* Exercise input *
★ ★ ★ ★

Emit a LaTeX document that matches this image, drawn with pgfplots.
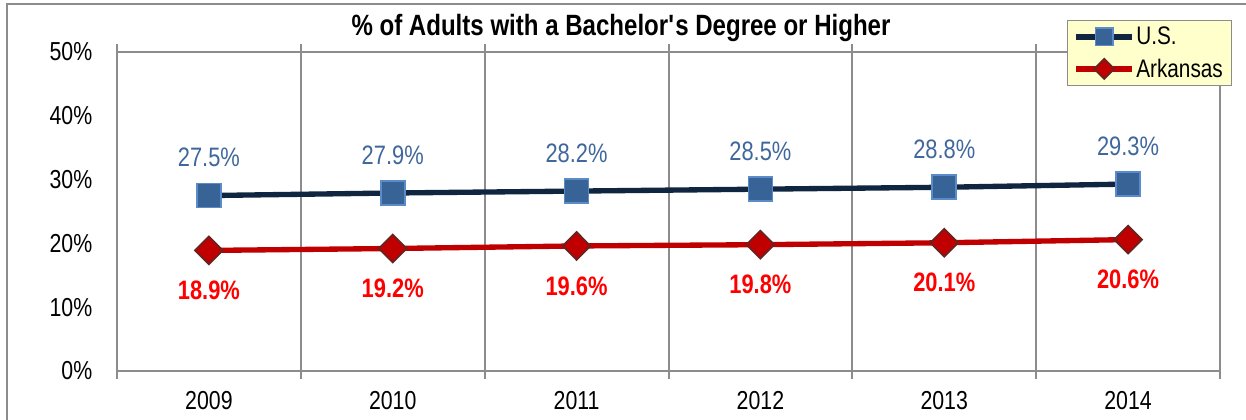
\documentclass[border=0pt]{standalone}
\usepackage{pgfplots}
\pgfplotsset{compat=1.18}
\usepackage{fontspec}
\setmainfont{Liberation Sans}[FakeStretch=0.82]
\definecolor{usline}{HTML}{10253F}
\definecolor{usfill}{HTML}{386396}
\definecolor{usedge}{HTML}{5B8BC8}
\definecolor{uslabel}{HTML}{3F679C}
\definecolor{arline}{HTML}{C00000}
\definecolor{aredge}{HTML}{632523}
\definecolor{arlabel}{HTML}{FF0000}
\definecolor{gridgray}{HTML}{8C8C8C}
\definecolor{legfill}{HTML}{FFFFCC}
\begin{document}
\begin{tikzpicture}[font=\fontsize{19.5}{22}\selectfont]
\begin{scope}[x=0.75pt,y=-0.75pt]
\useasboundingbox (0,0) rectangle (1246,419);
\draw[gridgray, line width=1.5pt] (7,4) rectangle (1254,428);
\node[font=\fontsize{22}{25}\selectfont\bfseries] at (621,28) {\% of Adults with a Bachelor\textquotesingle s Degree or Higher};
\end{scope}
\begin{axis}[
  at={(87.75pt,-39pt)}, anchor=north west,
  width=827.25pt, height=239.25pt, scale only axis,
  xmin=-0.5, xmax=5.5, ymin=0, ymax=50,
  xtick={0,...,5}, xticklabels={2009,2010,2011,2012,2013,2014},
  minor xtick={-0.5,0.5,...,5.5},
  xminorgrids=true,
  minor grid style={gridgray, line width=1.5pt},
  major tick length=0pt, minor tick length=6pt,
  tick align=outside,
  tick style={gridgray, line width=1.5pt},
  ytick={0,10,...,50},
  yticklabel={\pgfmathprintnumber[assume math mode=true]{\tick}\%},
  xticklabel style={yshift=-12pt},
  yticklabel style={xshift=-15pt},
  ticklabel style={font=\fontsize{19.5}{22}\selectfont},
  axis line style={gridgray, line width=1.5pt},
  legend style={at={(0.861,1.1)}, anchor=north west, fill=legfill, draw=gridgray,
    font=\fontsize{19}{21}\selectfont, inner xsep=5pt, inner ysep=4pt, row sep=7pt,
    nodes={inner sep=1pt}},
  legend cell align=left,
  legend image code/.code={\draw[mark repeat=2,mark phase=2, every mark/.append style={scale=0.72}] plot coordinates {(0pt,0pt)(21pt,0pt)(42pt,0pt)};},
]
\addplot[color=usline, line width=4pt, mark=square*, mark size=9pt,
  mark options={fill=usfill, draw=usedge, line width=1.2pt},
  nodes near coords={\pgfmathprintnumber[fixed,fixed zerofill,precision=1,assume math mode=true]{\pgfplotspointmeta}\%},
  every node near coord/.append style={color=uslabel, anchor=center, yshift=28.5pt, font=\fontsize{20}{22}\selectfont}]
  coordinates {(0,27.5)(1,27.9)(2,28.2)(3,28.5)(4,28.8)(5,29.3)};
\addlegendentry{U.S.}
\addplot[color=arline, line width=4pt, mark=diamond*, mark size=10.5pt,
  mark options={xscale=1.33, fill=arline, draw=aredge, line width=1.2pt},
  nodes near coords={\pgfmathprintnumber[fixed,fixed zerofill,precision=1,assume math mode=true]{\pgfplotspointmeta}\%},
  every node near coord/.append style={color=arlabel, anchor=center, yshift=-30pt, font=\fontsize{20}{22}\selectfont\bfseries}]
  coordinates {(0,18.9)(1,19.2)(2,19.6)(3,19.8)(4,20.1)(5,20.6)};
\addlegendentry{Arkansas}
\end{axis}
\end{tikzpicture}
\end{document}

★ ★ ★ ★

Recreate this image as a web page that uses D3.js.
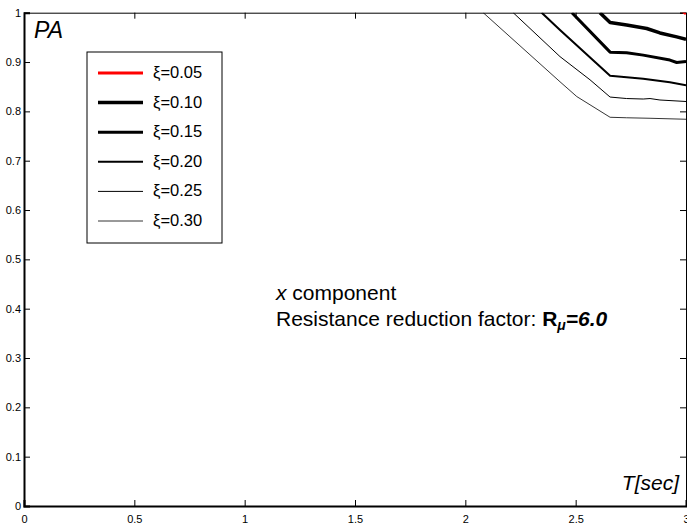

★ ★ ★ ★

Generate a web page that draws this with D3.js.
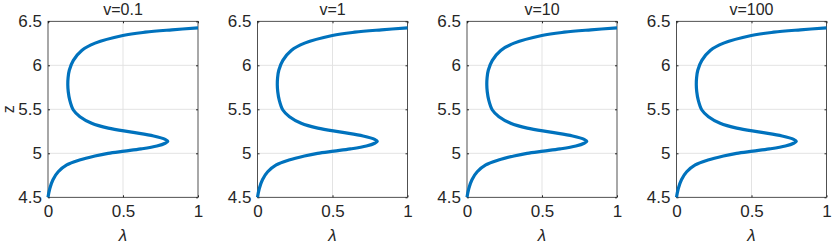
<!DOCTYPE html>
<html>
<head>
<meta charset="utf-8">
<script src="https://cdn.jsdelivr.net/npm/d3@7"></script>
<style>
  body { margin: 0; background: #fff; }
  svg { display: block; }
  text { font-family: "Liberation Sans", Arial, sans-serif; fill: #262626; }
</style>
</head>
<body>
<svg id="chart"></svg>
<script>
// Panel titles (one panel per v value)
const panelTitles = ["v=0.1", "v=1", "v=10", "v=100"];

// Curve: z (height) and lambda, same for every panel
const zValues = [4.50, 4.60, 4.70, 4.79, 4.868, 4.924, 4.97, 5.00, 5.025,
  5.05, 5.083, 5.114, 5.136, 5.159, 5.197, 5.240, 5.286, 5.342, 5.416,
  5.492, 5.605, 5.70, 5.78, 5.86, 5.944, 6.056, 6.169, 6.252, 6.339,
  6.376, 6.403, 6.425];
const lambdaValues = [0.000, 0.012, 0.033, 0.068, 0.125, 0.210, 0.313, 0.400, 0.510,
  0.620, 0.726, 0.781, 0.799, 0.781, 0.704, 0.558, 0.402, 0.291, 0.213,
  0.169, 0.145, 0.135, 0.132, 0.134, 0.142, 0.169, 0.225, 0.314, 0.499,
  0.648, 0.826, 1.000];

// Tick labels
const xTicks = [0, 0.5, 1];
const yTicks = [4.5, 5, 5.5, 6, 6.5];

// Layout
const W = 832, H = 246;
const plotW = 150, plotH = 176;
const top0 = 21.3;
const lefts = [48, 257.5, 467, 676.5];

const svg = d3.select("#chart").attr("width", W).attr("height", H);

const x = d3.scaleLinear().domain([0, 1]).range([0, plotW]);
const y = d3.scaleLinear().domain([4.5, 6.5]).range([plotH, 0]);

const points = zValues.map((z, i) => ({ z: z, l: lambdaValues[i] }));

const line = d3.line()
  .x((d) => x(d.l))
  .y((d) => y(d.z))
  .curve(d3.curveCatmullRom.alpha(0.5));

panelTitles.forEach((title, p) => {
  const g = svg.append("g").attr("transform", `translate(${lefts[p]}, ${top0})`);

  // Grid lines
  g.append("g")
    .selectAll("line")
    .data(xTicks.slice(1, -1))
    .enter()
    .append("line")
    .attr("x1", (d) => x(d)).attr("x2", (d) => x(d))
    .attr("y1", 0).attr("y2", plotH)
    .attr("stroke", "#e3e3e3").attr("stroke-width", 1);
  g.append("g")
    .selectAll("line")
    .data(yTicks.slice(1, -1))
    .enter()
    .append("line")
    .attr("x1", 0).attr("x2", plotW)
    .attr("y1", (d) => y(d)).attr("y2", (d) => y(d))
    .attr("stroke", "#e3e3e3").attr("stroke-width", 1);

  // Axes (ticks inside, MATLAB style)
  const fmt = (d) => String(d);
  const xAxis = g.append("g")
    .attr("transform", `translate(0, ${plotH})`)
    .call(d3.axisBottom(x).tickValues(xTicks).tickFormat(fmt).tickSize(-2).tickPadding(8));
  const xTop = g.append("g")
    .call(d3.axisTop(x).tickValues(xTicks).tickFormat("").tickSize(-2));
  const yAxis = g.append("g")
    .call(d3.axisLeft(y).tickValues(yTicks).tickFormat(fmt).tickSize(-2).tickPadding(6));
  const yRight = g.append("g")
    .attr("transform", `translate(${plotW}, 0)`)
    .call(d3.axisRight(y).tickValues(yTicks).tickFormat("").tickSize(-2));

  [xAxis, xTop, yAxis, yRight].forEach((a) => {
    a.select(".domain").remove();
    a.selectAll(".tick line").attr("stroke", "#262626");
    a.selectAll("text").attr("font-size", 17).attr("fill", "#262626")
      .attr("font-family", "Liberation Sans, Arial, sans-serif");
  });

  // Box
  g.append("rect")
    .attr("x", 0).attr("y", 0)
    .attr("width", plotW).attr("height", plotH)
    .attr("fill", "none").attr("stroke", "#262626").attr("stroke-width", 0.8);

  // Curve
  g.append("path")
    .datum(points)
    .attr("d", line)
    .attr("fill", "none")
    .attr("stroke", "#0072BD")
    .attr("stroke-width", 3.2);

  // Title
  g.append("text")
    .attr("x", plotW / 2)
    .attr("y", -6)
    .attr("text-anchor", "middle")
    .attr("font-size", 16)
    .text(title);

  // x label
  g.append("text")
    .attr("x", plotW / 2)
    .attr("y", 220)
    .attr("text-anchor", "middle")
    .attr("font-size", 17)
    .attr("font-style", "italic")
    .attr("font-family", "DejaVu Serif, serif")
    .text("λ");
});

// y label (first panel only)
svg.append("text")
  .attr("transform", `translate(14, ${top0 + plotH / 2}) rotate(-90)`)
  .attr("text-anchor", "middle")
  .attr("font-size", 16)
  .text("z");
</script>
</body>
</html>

★ ★ ★ ★

* Given exercise *
Each line in the entries above that includes the string "page" should be extracted.

* Answer to the task *
Recreate this image as a web page that uses D3.js.
Generate a web page that draws this with D3.js.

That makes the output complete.